Eis um belo vaqueiro, identificado como tipo da região apenas por meio das suas vestimentas. Predomina um efeito cromático que imprime à tela equilíbrio e harmonia na sua simetria bilateral, retratando a figura de maneira plana, com basicamente duas cores: o ocre e o azul. Curiosamente as cores que no Imaginário representam eventuais, talvez buscadas, acordo entre céu e terra, entre realidade e imaginação, entre carne e espírito.

 

Quando trabalha com a figura humana, constatamos um grave silêncio no semblante, que não se lança para a indiferença, mas para uma gravidade que remete ao sóbrio, sem deixar de transparecer uma certa melancolia resignada, bem próprio dos que estão acostumados a não representar na vida social.
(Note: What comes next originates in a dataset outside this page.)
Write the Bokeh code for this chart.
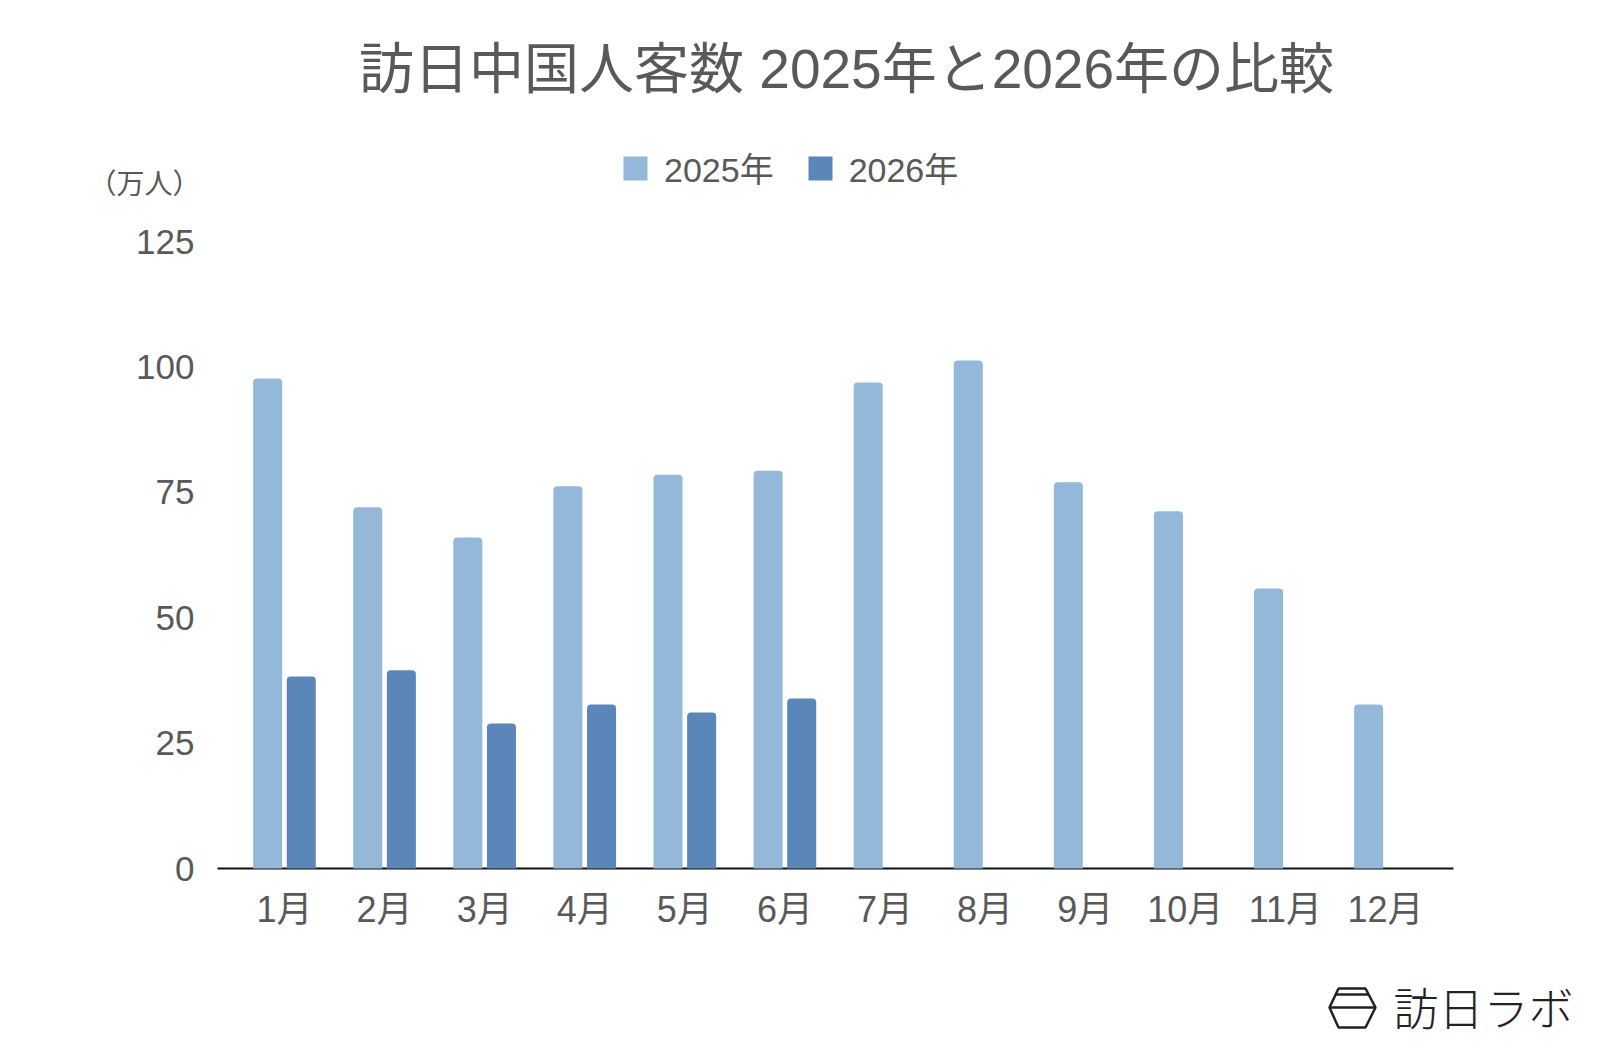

Os autênticos, que ousam ser o que são face a uma sociedade que demanda mais e mais ser/ter o que chamam de “felicidade”.

Eis o trabalho original de franca e farta inspiração de Ângela Almeida. Uma artista que tem a exata consciência do que elabora: obras detentoras de um requinte técnico e de grande inspiração. Só para reforçar o que discorri acima, de Oswaldo Lamartine: Cada vivente tem o seu sertão. Para uns as terras além do horizonte e para outros, o quintal perdido da infância.